Economies are all subject to business cycles. If a city’s economy is dominated by a monocrop and or a few big companies, the entire economy suffers when they take a hit. Rock Rapids is tied to the farms and the weather. Detroit’s fate is tied to the auto industry. If Microsoft and Boeing have blips, the impact is felt across Seattle. But a community with many different local businesses in many different niches is much more able to survive and even prosper in tough times. After the l906 earthquake, it was the entrepreneurs and small businesses that lifted the city from the ashes. After the dot-com bust, it was again the small businesses and the entrepreneurs who are helping cushion the blow and leading the recovery.
The bottom line is that the big chains see a community like San Francisco as a place to extract money from as quickly as possible, much like the strip miners in the Sierra. Small businesses see the city as a place to invest human capital to build real community—to join merchant groups, get involved in local politics, hire local kids, patronize other businesses, work to invigorate their neighborhoods, spread the gospel of shopping local. (See the San Francisco Locally Owned Merchants’ Alliance at http://www.sfloma.org/whylocal.com)
Jean and I and the Guardian staff are happy to salute the small business community with our second annual Small Business Awards. Our congratulations to the winners, all working in their own way to transform San Francisco into a sustainable local economy. And our congratulations to the thousands of small business people in San Francisco, and the merchant groups behind them, who daily struggle valiantly against daunting odds to keep their businesses going, their neighborhoods vibrant, and San Francisco an incomparably great city.

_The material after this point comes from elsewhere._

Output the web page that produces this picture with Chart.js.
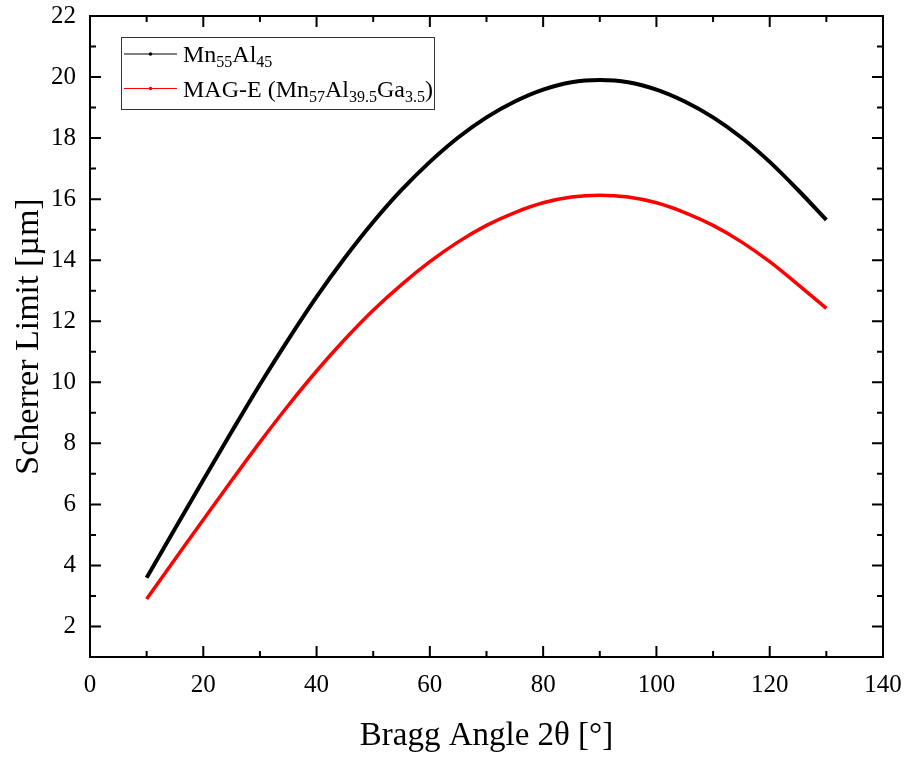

This year, we give special recognition to Arthur Jackson, who for almost four decades helped thousands of people get jobs in small, independent, locally owned businesses through his employment agency, Jackson Personnel Agency. He died on April l0 at age 58 after a courageous fight against a series of illnesses including a kidney transplant. He lived his favorite quote: “Putting people to work is a passion for me, because the paycheck fully empowers our community.” Arthur, as we all called him, won our diversity in small business award last year and his name will live on at the Guardian in the form of our annual Arthur Jackson diversity in small business award.